● Data lines:

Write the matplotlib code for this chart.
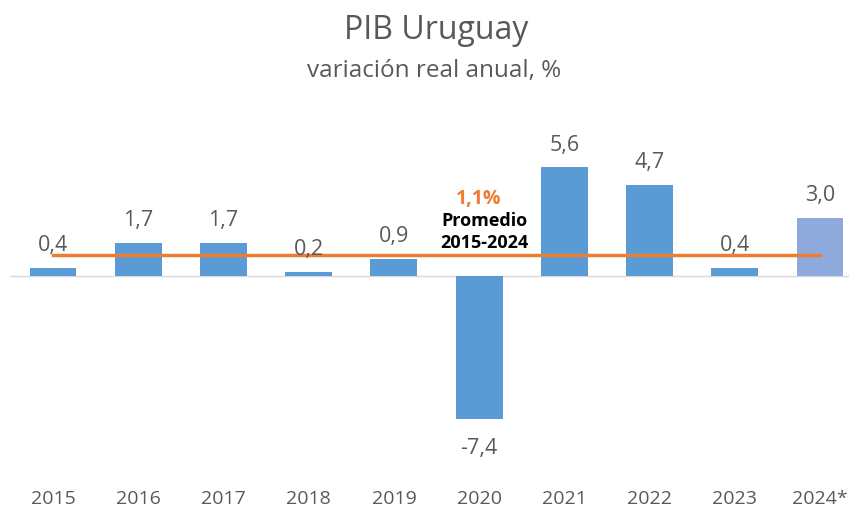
import matplotlib
matplotlib.use("Agg")
import matplotlib.pyplot as plt
import numpy as np

# 字体
plt.rcParams["font.family"] = ["Open Sans", "DejaVu Sans"]

# 数据
years = ["2015", "2016", "2017", "2018", "2019", "2020", "2021", "2022", "2023", "2024*"]
growth = [0.4, 1.7, 1.7, 0.2, 0.9, -7.4, 5.6, 4.7, 0.4, 3.0]
labels = ["0,4", "1,7", "1,7", "0,2", "0,9", "-7,4", "5,6", "4,7", "0,4", "3,0"]
average = 1.1
average_label = "1,1%"

BLUE = "#5B9BD5"
LIGHT_BLUE = "#8EA9DB"
ORANGE = "#ED7D31"
GREY = "#595959"

fig = plt.figure(figsize=(8.49, 5.13), dpi=100)
W, H = 849, 513
# 轴区域（像素换算为画布比例）
left, right, top, bottom = 10.4, 862.6, 110, 480
ax = fig.add_axes([left / W, 1 - bottom / H, (right - left) / W, (bottom - top) / H])

x = np.arange(len(years))
colors = [BLUE] * (len(years) - 1) + [LIGHT_BLUE]
bars = ax.bar(x, growth, width=0.55, color=colors, zorder=2)

ax.set_xlim(-0.5, len(years) - 0.5)
ax.set_ylim(-10.52, 8.56)
ax.axhline(0, color="#D9D9D9", linewidth=1, zorder=1)

# 平均线
ax.plot([x[0], x[-1]], [average, average], color=ORANGE, linewidth=2.5, zorder=3)

# 数据标签
for xi, v, lab in zip(x, growth, labels):
    if v >= 0:
        ax.annotate(lab, (xi, v), xytext=(0, 8.5), textcoords="offset points",
                    ha="center", va="bottom", fontsize=15.5, color=GREY)
    else:
        ax.annotate(lab, (xi, v), xytext=(0, -13), textcoords="offset points",
                    ha="center", va="top", fontsize=15.5, color=GREY)

# 平均注释
ax.annotate(average_label, (x[5], average), xytext=(0, 40), textcoords="offset points",
            ha="center", va="center", fontsize=14, fontweight="bold", color=ORANGE)
ax.annotate("Promedio", (x[5] + 0.065, average), xytext=(0, 24), textcoords="offset points",
            ha="center", va="center", fontsize=13, fontweight="bold", color="black")
ax.annotate("2015-2024", (x[5] + 0.065, average), xytext=(0, 8.4), textcoords="offset points",
            ha="center", va="center", fontsize=13, fontweight="bold", color="black")

# 坐标轴
ax.set_xticks(x)
ax.set_xticklabels(years, fontsize=14, color=GREY)
ax.tick_params(axis="x", length=0, pad=7)
ax.set_yticks([])
for s in ax.spines.values():
    s.set_visible(False)

# 标题
fig.text(436 / W, 1 - 31 / H, "PIB Uruguay", ha="center", va="center", fontsize=23, color=GREY)
fig.text(434 / W, 1 - 71 / H, "variación real anual, %", ha="center", va="center", fontsize=17.5, color=GREY)

fig.savefig("out.png", dpi=100)
plt.close(fig)
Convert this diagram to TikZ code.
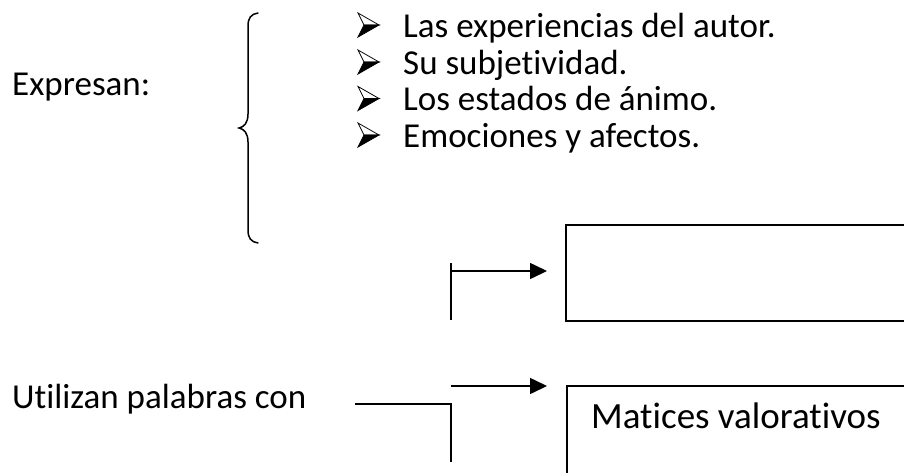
\documentclass[tikz,border=0pt]{standalone}
\usepackage{fontspec}
\setmainfont{Carlito}[Ligatures=NoCommon, RawFeature={-liga;-calt;-dlig}]
\usetikzlibrary{arrows.meta}
\begin{document}
\begin{tikzpicture}[x=1pt,y=-1pt,
  txt/.style={font=\fontsize{35}{42}\selectfont, inner sep=0pt, anchor=base west},
  bigtxt/.style={font=\fontsize{37}{44}\selectfont, inner sep=0pt, anchor=base west},
  ln/.style={line width=1.6pt},
  arr/.style={line width=1.6pt, -{Triangle[length=17pt,width=16pt]}},
  boxstyle/.style={draw, line width=1.6pt, inner sep=0pt, anchor=north west},
  bul/.pic={
    \draw[line width=0.8pt, fill=white, line join=miter] (-21,-12) -- (0,0) -- (-15,0) -- cycle;
    \draw[line width=0.8pt, fill=black, line join=miter] (-15,0) -- (0,0) -- (-21,12) -- cycle;
  }]
\useasboundingbox (0,0) rectangle (904,472);
\clip (0,0) rectangle (904,472);

% left texts
\node[txt] (expresan) at (12,95) {Expresan:};
\node[txt] (utilizan) at (12,408) {Utilizan palabras con};

% brace
\draw[line width=1.5pt, line cap=round] (258,13) .. controls (251,14) and (248,18) .. (248,26)
  -- (248,114) .. controls (248,123) and (244,127) .. (239,128)
  .. controls (244,129) and (248,133) .. (248,142)
  -- (248,230) .. controls (248,238) and (251,242) .. (258,243);

% bullet list
\foreach \b/\t [count=\i] in {37/{Las experiencias del autor.},74/{Su subjetividad.},110.5/{Los estados de ánimo.},147/{Emociones y afectos.}}{
  \pic at (379,\b-12) {bul};
  \node[txt] (item\i) at (403,\b) {\t};
}

% boxes
\node[boxstyle, minimum width=400pt, minimum height=96pt] (box1) at (565,224) {};
\node[boxstyle, minimum width=400pt, minimum height=120pt] (box2) at (566,385) {};
\node[bigtxt] (matices) at (591,428) {Matices valorativos};

% top connector
\coordinate (a1) at (451,263);
\coordinate (a2) at (451,320);
\coordinate (a3) at (451,271);
\coordinate (a4) at (547,271);
\draw[ln] (a1) -- (a2);
\draw[arr] (a3) -- (a4);

% bottom connector
\coordinate (b1) at (355,404);
\coordinate (b2) at (451,404);
\coordinate (b3) at (451,462);
\coordinate (b4) at (451,386);
\coordinate (b5) at (547,386);
\draw[ln] (b1) -- (b2) -- (b3);
\draw[arr] (b4) -- (b5);
\end{tikzpicture}
\end{document}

● Work to complete: Return all of the entries word for word, but omit the pictures.

● Full answer:
Write the matplotlib code for this chart.
import matplotlib
matplotlib.use("Agg")
import matplotlib.pyplot as plt
import numpy as np

# 字体
plt.rcParams["font.family"] = ["Open Sans", "DejaVu Sans"]

# 数据
years = ["2015", "2016", "2017", "2018", "2019", "2020", "2021", "2022", "2023", "2024*"]
growth = [0.4, 1.7, 1.7, 0.2, 0.9, -7.4, 5.6, 4.7, 0.4, 3.0]
labels = ["0,4", "1,7", "1,7", "0,2", "0,9", "-7,4", "5,6", "4,7", "0,4", "3,0"]
average = 1.1
average_label = "1,1%"

BLUE = "#5B9BD5"
LIGHT_BLUE = "#8EA9DB"
ORANGE = "#ED7D31"
GREY = "#595959"

fig = plt.figure(figsize=(8.49, 5.13), dpi=100)
W, H = 849, 513
# 轴区域（像素换算为画布比例）
left, right, top, bottom = 10.4, 862.6, 110, 480
ax = fig.add_axes([left / W, 1 - bottom / H, (right - left) / W, (bottom - top) / H])

x = np.arange(len(years))
colors = [BLUE] * (len(years) - 1) + [LIGHT_BLUE]
bars = ax.bar(x, growth, width=0.55, color=colors, zorder=2)

ax.set_xlim(-0.5, len(years) - 0.5)
ax.set_ylim(-10.52, 8.56)
ax.axhline(0, color="#D9D9D9", linewidth=1, zorder=1)

# 平均线
ax.plot([x[0], x[-1]], [average, average], color=ORANGE, linewidth=2.5, zorder=3)

# 数据标签
for xi, v, lab in zip(x, growth, labels):
    if v >= 0:
        ax.annotate(lab, (xi, v), xytext=(0, 8.5), textcoords="offset points",
                    ha="center", va="bottom", fontsize=15.5, color=GREY)
    else:
        ax.annotate(lab, (xi, v), xytext=(0, -13), textcoords="offset points",
                    ha="center", va="top", fontsize=15.5, color=GREY)

# 平均注释
ax.annotate(average_label, (x[5], average), xytext=(0, 40), textcoords="offset points",
            ha="center", va="center", fontsize=14, fontweight="bold", color=ORANGE)
ax.annotate("Promedio", (x[5] + 0.065, average), xytext=(0, 24), textcoords="offset points",
            ha="center", va="center", fontsize=13, fontweight="bold", color="black")
ax.annotate("2015-2024", (x[5] + 0.065, average), xytext=(0, 8.4), textcoords="offset points",
            ha="center", va="center", fontsize=13, fontweight="bold", color="black")

# 坐标轴
ax.set_xticks(x)
ax.set_xticklabels(years, fontsize=14, color=GREY)
ax.tick_params(axis="x", length=0, pad=7)
ax.set_yticks([])
for s in ax.spines.values():
    s.set_visible(False)

# 标题
fig.text(436 / W, 1 - 31 / H, "PIB Uruguay", ha="center", va="center", fontsize=23, color=GREY)
fig.text(434 / W, 1 - 71 / H, "variación real anual, %", ha="center", va="center", fontsize=17.5, color=GREY)

fig.savefig("out.png", dpi=100)
plt.close(fig)
Convert this diagram to TikZ code.
\documentclass[tikz,border=0pt]{standalone}
\usepackage{fontspec}
\setmainfont{Carlito}[Ligatures=NoCommon, RawFeature={-liga;-calt;-dlig}]
\usetikzlibrary{arrows.meta}
\begin{document}
\begin{tikzpicture}[x=1pt,y=-1pt,
  txt/.style={font=\fontsize{35}{42}\selectfont, inner sep=0pt, anchor=base west},
  bigtxt/.style={font=\fontsize{37}{44}\selectfont, inner sep=0pt, anchor=base west},
  ln/.style={line width=1.6pt},
  arr/.style={line width=1.6pt, -{Triangle[length=17pt,width=16pt]}},
  boxstyle/.style={draw, line width=1.6pt, inner sep=0pt, anchor=north west},
  bul/.pic={
    \draw[line width=0.8pt, fill=white, line join=miter] (-21,-12) -- (0,0) -- (-15,0) -- cycle;
    \draw[line width=0.8pt, fill=black, line join=miter] (-15,0) -- (0,0) -- (-21,12) -- cycle;
  }]
\useasboundingbox (0,0) rectangle (904,472);
\clip (0,0) rectangle (904,472);

% left texts
\node[txt] (expresan) at (12,95) {Expresan:};
\node[txt] (utilizan) at (12,408) {Utilizan palabras con};

% brace
\draw[line width=1.5pt, line cap=round] (258,13) .. controls (251,14) and (248,18) .. (248,26)
  -- (248,114) .. controls (248,123) and (244,127) .. (239,128)
  .. controls (244,129) and (248,133) .. (248,142)
  -- (248,230) .. controls (248,238) and (251,242) .. (258,243);

% bullet list
\foreach \b/\t [count=\i] in {37/{Las experiencias del autor.},74/{Su subjetividad.},110.5/{Los estados de ánimo.},147/{Emociones y afectos.}}{
  \pic at (379,\b-12) {bul};
  \node[txt] (item\i) at (403,\b) {\t};
}

% boxes
\node[boxstyle, minimum width=400pt, minimum height=96pt] (box1) at (565,224) {};
\node[boxstyle, minimum width=400pt, minimum height=120pt] (box2) at (566,385) {};
\node[bigtxt] (matices) at (591,428) {Matices valorativos};

% top connector
\coordinate (a1) at (451,263);
\coordinate (a2) at (451,320);
\coordinate (a3) at (451,271);
\coordinate (a4) at (547,271);
\draw[ln] (a1) -- (a2);
\draw[arr] (a3) -- (a4);

% bottom connector
\coordinate (b1) at (355,404);
\coordinate (b2) at (451,404);
\coordinate (b3) at (451,462);
\coordinate (b4) at (451,386);
\coordinate (b5) at (547,386);
\draw[ln] (b1) -- (b2) -- (b3);
\draw[arr] (b4) -- (b5);
\end{tikzpicture}
\end{document}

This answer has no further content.